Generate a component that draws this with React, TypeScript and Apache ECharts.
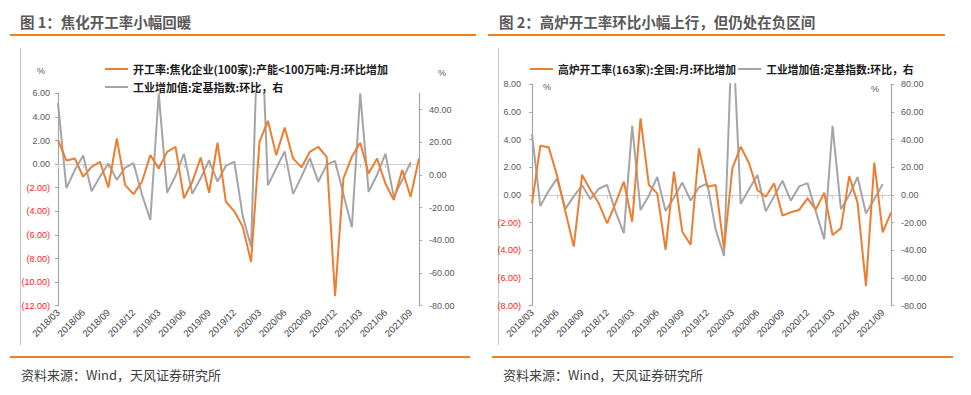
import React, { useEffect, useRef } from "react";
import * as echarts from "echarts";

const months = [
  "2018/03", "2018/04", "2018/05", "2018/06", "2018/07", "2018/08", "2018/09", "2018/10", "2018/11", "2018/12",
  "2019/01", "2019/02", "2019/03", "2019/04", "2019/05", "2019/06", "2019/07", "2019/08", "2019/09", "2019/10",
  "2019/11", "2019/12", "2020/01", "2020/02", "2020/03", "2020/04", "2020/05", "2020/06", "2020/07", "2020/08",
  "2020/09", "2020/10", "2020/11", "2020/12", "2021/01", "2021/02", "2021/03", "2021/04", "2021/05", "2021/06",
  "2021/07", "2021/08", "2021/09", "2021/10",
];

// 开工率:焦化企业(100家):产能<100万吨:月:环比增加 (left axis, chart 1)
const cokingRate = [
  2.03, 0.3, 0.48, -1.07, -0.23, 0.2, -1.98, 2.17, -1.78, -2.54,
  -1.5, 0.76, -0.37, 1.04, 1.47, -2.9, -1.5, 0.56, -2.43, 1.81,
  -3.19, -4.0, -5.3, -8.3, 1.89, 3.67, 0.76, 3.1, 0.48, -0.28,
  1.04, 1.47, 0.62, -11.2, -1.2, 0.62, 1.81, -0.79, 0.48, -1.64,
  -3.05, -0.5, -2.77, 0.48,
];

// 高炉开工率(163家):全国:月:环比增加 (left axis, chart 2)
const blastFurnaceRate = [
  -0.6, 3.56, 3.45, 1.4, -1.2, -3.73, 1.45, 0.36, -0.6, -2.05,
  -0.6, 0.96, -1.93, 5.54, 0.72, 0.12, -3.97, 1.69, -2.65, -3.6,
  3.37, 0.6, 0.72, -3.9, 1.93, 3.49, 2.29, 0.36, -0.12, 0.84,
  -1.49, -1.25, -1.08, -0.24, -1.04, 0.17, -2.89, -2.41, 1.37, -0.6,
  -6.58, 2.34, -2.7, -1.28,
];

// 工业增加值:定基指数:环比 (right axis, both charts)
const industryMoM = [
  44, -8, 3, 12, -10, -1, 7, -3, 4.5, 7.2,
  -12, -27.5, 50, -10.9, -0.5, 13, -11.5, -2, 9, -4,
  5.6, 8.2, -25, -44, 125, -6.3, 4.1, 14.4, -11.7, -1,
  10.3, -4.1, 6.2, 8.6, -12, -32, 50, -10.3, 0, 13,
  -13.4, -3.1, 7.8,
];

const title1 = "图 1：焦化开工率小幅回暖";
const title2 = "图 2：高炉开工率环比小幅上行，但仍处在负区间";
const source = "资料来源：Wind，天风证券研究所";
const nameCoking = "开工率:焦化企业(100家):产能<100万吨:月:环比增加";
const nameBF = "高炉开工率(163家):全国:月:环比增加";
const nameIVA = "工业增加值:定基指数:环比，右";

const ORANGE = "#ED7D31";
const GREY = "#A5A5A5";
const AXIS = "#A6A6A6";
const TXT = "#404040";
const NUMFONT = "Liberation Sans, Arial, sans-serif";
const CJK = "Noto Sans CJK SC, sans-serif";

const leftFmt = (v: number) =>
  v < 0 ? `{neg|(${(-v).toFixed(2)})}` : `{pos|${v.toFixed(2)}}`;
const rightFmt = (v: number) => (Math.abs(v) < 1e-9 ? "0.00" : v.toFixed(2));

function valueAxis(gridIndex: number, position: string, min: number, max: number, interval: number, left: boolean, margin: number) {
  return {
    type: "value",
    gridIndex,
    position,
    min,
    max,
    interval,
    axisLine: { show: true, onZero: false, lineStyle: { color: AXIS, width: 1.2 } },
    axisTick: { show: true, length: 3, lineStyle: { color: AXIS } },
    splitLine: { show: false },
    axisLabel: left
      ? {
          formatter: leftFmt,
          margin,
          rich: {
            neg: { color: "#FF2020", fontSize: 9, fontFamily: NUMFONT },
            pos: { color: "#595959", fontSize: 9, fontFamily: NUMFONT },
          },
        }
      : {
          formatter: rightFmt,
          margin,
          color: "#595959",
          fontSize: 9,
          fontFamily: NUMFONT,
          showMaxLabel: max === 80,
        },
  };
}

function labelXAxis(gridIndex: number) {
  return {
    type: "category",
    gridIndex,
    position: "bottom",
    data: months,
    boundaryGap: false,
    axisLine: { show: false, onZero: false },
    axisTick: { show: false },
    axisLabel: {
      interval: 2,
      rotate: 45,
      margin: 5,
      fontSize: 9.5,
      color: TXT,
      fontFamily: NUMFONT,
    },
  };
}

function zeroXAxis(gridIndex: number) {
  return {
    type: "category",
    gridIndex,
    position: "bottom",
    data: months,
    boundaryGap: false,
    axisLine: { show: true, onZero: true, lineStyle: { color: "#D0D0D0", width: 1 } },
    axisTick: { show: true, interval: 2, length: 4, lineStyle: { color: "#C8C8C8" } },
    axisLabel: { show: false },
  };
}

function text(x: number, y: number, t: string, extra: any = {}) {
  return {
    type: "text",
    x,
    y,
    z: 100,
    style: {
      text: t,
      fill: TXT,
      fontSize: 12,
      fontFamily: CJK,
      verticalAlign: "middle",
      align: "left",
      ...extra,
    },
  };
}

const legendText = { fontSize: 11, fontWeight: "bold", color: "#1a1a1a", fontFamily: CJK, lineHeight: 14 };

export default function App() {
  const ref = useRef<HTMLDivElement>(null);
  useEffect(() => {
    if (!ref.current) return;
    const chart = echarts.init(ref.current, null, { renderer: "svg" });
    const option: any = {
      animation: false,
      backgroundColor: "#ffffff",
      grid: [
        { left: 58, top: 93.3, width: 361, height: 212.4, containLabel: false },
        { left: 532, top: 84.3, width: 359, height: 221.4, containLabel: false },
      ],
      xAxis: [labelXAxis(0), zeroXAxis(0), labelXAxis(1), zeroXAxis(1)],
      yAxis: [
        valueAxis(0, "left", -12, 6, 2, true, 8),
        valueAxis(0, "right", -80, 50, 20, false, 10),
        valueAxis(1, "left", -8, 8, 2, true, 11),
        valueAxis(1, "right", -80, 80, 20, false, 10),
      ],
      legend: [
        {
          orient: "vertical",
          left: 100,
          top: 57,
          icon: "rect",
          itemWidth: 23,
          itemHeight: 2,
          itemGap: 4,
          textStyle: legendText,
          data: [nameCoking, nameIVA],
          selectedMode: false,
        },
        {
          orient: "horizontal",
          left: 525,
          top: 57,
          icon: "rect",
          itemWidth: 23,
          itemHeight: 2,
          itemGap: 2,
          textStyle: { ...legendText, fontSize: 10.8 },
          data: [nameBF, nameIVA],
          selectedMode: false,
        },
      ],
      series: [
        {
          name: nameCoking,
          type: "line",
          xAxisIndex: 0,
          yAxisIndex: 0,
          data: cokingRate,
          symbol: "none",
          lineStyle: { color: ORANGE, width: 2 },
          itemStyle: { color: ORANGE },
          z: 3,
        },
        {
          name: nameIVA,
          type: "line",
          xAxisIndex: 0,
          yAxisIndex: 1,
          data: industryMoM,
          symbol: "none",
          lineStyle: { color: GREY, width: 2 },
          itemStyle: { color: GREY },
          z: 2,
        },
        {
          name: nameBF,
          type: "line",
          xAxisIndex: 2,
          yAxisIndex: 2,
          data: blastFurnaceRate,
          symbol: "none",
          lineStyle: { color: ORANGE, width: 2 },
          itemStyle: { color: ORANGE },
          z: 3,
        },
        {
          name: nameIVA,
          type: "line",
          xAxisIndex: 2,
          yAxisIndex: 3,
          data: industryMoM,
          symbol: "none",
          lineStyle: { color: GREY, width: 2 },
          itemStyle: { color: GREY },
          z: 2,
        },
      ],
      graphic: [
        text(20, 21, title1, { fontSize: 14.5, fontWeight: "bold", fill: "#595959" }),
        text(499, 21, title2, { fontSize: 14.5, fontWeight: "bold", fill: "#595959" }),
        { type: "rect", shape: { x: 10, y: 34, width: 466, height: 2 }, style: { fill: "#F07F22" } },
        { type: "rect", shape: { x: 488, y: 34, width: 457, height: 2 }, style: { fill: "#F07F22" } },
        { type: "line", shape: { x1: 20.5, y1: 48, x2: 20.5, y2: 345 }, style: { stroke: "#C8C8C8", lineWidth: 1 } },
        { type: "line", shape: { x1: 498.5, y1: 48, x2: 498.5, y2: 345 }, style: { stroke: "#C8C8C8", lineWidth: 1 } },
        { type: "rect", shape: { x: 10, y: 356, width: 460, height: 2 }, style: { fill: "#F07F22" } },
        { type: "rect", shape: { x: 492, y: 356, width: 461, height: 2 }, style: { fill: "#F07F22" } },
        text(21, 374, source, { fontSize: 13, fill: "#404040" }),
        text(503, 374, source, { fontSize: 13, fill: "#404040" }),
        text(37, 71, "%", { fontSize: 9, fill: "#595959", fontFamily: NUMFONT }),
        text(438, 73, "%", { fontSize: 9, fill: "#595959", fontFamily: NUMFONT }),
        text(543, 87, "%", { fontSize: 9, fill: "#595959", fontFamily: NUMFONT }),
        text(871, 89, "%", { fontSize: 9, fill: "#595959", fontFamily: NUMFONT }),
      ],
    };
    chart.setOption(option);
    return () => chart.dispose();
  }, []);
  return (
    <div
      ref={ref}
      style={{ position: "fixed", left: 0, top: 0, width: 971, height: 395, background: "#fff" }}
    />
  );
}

[Given task]: Without any pictures, reproduce the lines from the first one in the material through the line that has "import * as", exactly as they appear.

[Response to the exercise]:
Generate a component that draws this with React, TypeScript and Apache ECharts.
import React, { useEffect, useRef } from "react";
import * as echarts from "echarts";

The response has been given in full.